For a producer engine, "trust" means provenance and reliability: every canonical record can be traced to its source and step, re-runs don't corrupt prior work, and the cost of extraction is controlled.

Provenance

Canonical outputs carry lineage — which source asset produced them, through which extraction step, under which contract. Variable-relationship models in book_level_sweep.json retain provenance so downstream consumers (Principia) inherit a defensible chain, not a bare assertion.

Idempotency

The pipeline is idempotent: a completed unit is skipped, not recomputed (resume guards, oversized sub-split handling). Re-running a partially-failed batch resumes rather than duplicating — the basis for reliable scale.

The clean store

Each book has one current, clean store: book_level/book_level_sweep.json. The legacy summary.json is dead — reading it is a known failure mode. The ledger (_sweep_ledger.csv) reports coverage so "done" is verifiable, not assumed.

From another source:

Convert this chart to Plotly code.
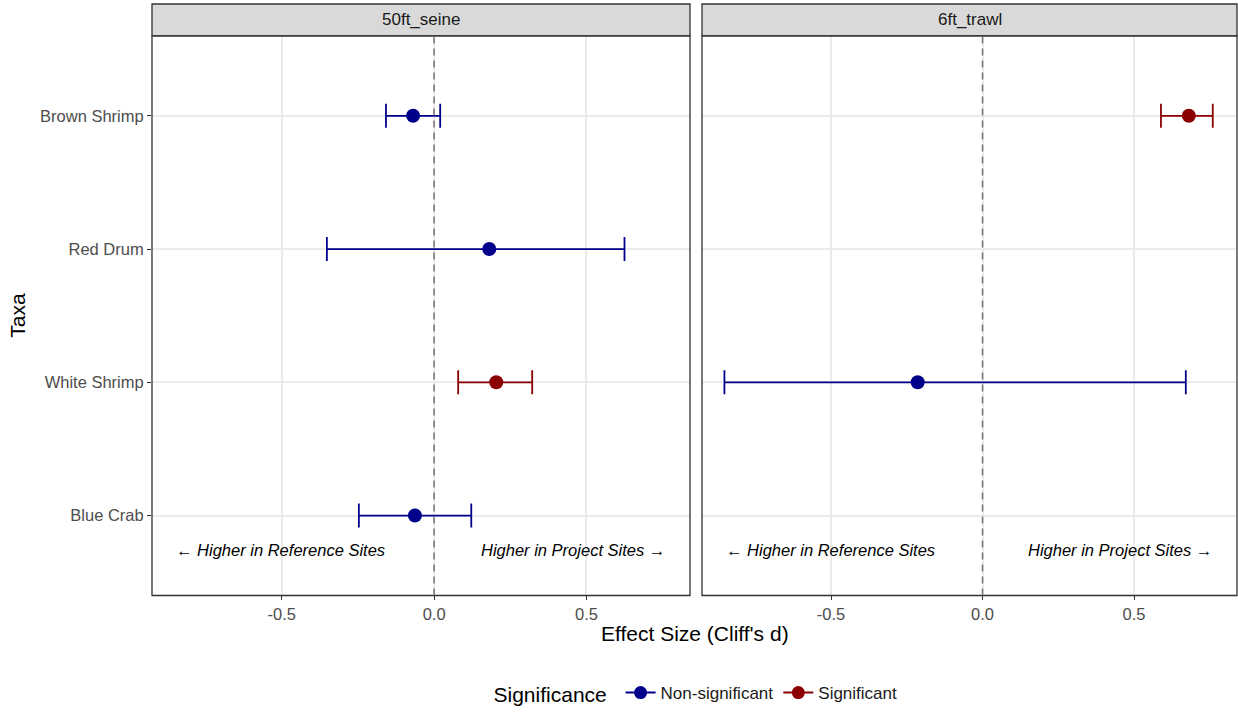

Controlled cost & honest status

The moat is thousands of multi-step extractions run reliably at controlled cost. Operating discipline is part of the guarantee: prove one unit end-to-end (with real result + cost) before the batch, and verify outputs changed on disk — a book that "finishes" in 38s did not run. Honest status over hopeful framing.

Asset integrity

The asset registry is verifiable: npm run registry:verify confirms every declared asset exists; registry:verify:fix prunes missing ones. Files resolve through the registry, not hand-built paths, so lineage stays intact.

Honest scope

CanonicAI produces canonical data with provenance; it does not adjudicate downstream truth. Consumers (Principia) own evidence curation. In-scope vs. spun-out producers: docs/CANONICAI-SCOPE.md.